* [What you should do]
The lines from the top of the material below through the line containing "# ── Data (read" are to be printed exactly, with pictures omitted.
··· Data provided
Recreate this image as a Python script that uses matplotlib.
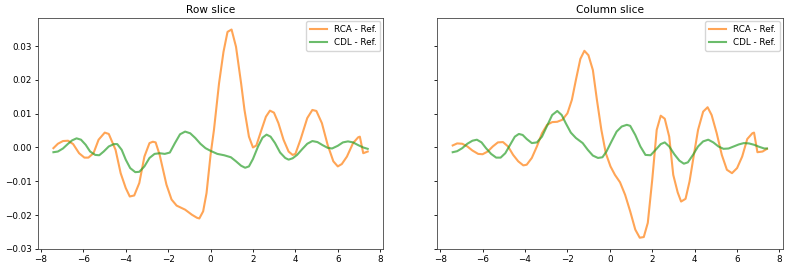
import numpy as np
import matplotlib
matplotlib.use("Agg")
import matplotlib.pyplot as plt

# ── Data (read off the reference) ─────────────────────────────────────────────

row_rca_x = [-7.41, -7.2, -6.96, -6.72, -6.48, -6.2, -5.95, -5.76, -5.52, -5.28,
             -4.99, -4.8, -4.48, -4.24, -4.0, -3.81, -3.6, -3.36, -3.12, -2.88,
             -2.72, -2.59, -2.4, -2.08, -1.84, -1.6, -1.2, -0.88, -0.64, -0.53,
             -0.35, -0.19, 0.0, 0.16, 0.4, 0.61, 0.8, 0.99, 1.2, 1.44,
             1.6, 1.81, 2.0, 2.16, 2.4, 2.61, 2.8, 2.99, 3.2, 3.44,
             3.68, 3.87, 4.0, 4.24, 4.56, 4.8, 4.99, 5.25, 5.52, 5.79,
             6.0, 6.19, 6.43, 6.72, 6.96, 7.04, 7.2, 7.41]
row_rca_y = [-0.0002, 0.0011, 0.0019, 0.002, 0.001, -0.0017, -0.003, -0.003, -0.0017, 0.0023,
             0.0044, 0.004, -0.0007, -0.0076, -0.012, -0.0145, -0.0142, -0.0105, -0.0027, 0.0013,
             0.0017, 0.0015, -0.0022, -0.011, -0.0154, -0.0172, -0.0184, -0.0199, -0.0208, -0.021,
             -0.0189, -0.0135, -0.0022, 0.0052, 0.019, 0.0283, 0.0342, 0.0349, 0.0298, 0.019,
             0.0111, 0.0032, 0.0, 0.0006, 0.0052, 0.0091, 0.0109, 0.0103, 0.0072, 0.0023,
             -0.0012, -0.0022, -0.0019, 0.0023, 0.0087, 0.0111, 0.0108, 0.0072, 0.0008, -0.0041,
             -0.0056, -0.0049, -0.0027, 0.0013, 0.003, 0.0032, -0.0017, -0.0012]

row_cdl_x = [-7.41, -7.2, -6.96, -6.72, -6.53, -6.32, -6.11, -5.89, -5.68, -5.44,
             -5.25, -5.04, -4.8, -4.56, -4.4, -4.19, -4.0, -3.79, -3.55, -3.36,
             -3.12, -2.88, -2.64, -2.4, -2.16, -1.92, -1.68, -1.44, -1.2, -0.96,
             -0.72, -0.48, -0.24, 0.0, 0.32, 0.64, 0.96, 1.2, 1.44, 1.63,
             1.81, 2.0, 2.24, 2.45, 2.64, 2.83, 3.04, 3.28, 3.52, 3.68,
             3.87, 4.08, 4.32, 4.56, 4.8, 5.04, 5.28, 5.52, 5.73, 6.0,
             6.24, 6.48, 6.72, 6.96, 7.2, 7.41]
row_cdl_y = [-0.0014, -0.0012, -0.0003, 0.0011, 0.0021, 0.0027, 0.0023, 0.0008, -0.0012, -0.0022,
             -0.0023, -0.0012, 0.0003, 0.001, 0.001, -0.0007, -0.0036, -0.0061, -0.0073, -0.0072,
             -0.0056, -0.0031, -0.0019, -0.0017, -0.0019, -0.0015, 0.0013, 0.0039, 0.0047, 0.0042,
             0.0028, 0.0011, -0.0002, -0.001, -0.0019, -0.0023, -0.0029, -0.0041, -0.0054, -0.006,
             -0.0056, -0.0034, 0.0003, 0.0029, 0.0038, 0.0032, 0.0013, -0.0015, -0.0031, -0.0036,
             -0.0032, -0.0022, -0.0005, 0.0011, 0.0019, 0.0016, 0.0007, -0.0001, -0.0003, 0.0005,
             0.0015, 0.0018, 0.0015, 0.0007, 0.0, -0.0004]

col_rca_x = [-7.41, -7.2, -6.96, -6.72, -6.48, -6.21, -6.0, -5.76, -5.52, -5.28,
             -5.04, -4.8, -4.56, -4.32, -4.08, -3.92, -3.68, -3.44, -3.2, -2.96,
             -2.72, -2.48, -2.24, -2.0, -1.79, -1.6, -1.39, -1.2, -1.01, -0.8,
             -0.61, -0.4, -0.19, 0.03, 0.24, 0.48, 0.72, 0.96, 1.2, 1.41,
             1.6, 1.79, 2.0, 2.21, 2.4, 2.59, 2.8, 2.99, 3.2, 3.36,
             3.57, 3.76, 3.95, 4.16, 4.4, 4.61, 4.8, 5.04, 5.28, 5.52,
             5.76, 6.0, 6.24, 6.48, 6.72, 6.8, 6.96, 7.2, 7.41]
col_rca_y = [0.0006, 0.0012, 0.0011, 0.0003, -0.0009, -0.0019, -0.002, -0.0012, 0.0003, 0.0015,
             0.0016, 0.0003, -0.0022, -0.0041, -0.0053, -0.0051, -0.0031, 0.0003, 0.0042, 0.0067,
             0.0075, 0.0076, 0.0082, 0.0101, 0.0141, 0.02, 0.0262, 0.0286, 0.0273, 0.0229,
             0.0141, 0.0052, -0.0017, -0.0056, -0.0081, -0.0103, -0.014, -0.0189, -0.0243, -0.0267,
             -0.0265, -0.0223, -0.0095, 0.0052, 0.0094, 0.0085, 0.0032, -0.0081, -0.0133, -0.016,
             -0.0152, -0.01, -0.0027, 0.0052, 0.0106, 0.0119, 0.0096, 0.0042, -0.0022, -0.0066,
             -0.0076, -0.0061, -0.0027, 0.0025, 0.0042, 0.0044, -0.0014, -0.0012, -0.0004]

col_cdl_x = [-7.41, -7.2, -6.96, -6.72, -6.48, -6.27, -6.05, -5.84, -5.6, -5.36,
             -5.15, -4.93, -4.72, -4.48, -4.29, -4.11, -3.92, -3.68, -3.44, -3.2,
             -2.96, -2.72, -2.48, -2.27, -2.08, -1.84, -1.6, -1.28, -1.04, -0.8,
             -0.56, -0.35, -0.16, 0.08, 0.32, 0.56, 0.8, 0.96, 1.2, 1.44,
             1.68, 1.92, 2.16, 2.4, 2.59, 2.8, 3.04, 3.28, 3.49, 3.68,
             3.92, 4.16, 4.4, 4.64, 4.88, 5.12, 5.36, 5.6, 5.84, 6.08,
             6.32, 6.56, 6.8, 7.04, 7.28, 7.41]
col_cdl_y = [-0.0014, -0.0011, -0.0002, 0.0011, 0.002, 0.0023, 0.0015, -0.0002, -0.0019, -0.003,
             -0.003, -0.0017, 0.0006, 0.0032, 0.004, 0.0037, 0.0025, 0.0013, 0.0015, 0.0032,
             0.0064, 0.0096, 0.0108, 0.0096, 0.0072, 0.0044, 0.0028, 0.0013, -0.0007, -0.0024,
             -0.0031, -0.0029, -0.0012, 0.0018, 0.0047, 0.0062, 0.0067, 0.0064, 0.0037, 0.0003,
             -0.0022, -0.0023, -0.0007, 0.001, 0.0015, 0.0003, -0.002, -0.0039, -0.0048, -0.0044,
             -0.0022, 0.0003, 0.0018, 0.0023, 0.0015, 0.0003, -0.0004, -0.0003, 0.0003, 0.0009,
             0.0013, 0.0012, 0.0008, 0.0002, -0.0003, -0.0003]

titles = ["Row slice", "Column slice"]
labels = ["RCA - Ref.", "CDL - Ref."]

# ── Figure ────────────────────────────────────────────────────────────────────

plt.rcParams.update({
    "font.size": 6.3,
    "axes.titlesize": 7.6,
    "axes.linewidth": 0.6,
    "xtick.major.size": 2.2,
    "ytick.major.size": 2.2,
    "xtick.major.width": 0.6,
    "ytick.major.width": 0.6,
    "xtick.major.pad": 2.2,
    "ytick.major.pad": 2.2,
})

fig, axes = plt.subplots(1, 2, figsize=(7.89, 2.70), dpi=100, sharey=True)
fig.subplots_adjust(left=0.0478, right=0.992, bottom=0.077, top=0.932, wspace=0.155)

panels = [
    (row_rca_x, row_rca_y, row_cdl_x, row_cdl_y),
    (col_rca_x, col_rca_y, col_cdl_x, col_cdl_y),
]

for ax, title, (rx, ry, cx, cy) in zip(axes, titles, panels):
    ax.plot(rx, ry, color="C1", alpha=0.7, linewidth=1.5, label=labels[0])
    ax.plot(cx, cy, color="C2", alpha=0.7, linewidth=1.5, label=labels[1])
    ax.set_title(title, pad=3.5)
    ax.set_xticks(np.arange(-8, 9, 2))
    ax.legend(loc="upper right", fontsize=6.3, borderaxespad=0.35)
    for sp in ax.spines.values():
        sp.set_edgecolor("#444444")

axes[0].set_ylim(-0.0301, 0.0382)
axes[0].set_yticks(np.arange(-0.03, 0.031, 0.01))

plt.savefig("out.png", dpi=100)
plt.close()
······
* [Response]
Recreate this image as a Python script that uses matplotlib.
import numpy as np
import matplotlib
matplotlib.use("Agg")
import matplotlib.pyplot as plt

# ── Data (read off the reference) ─────────────────────────────────────────────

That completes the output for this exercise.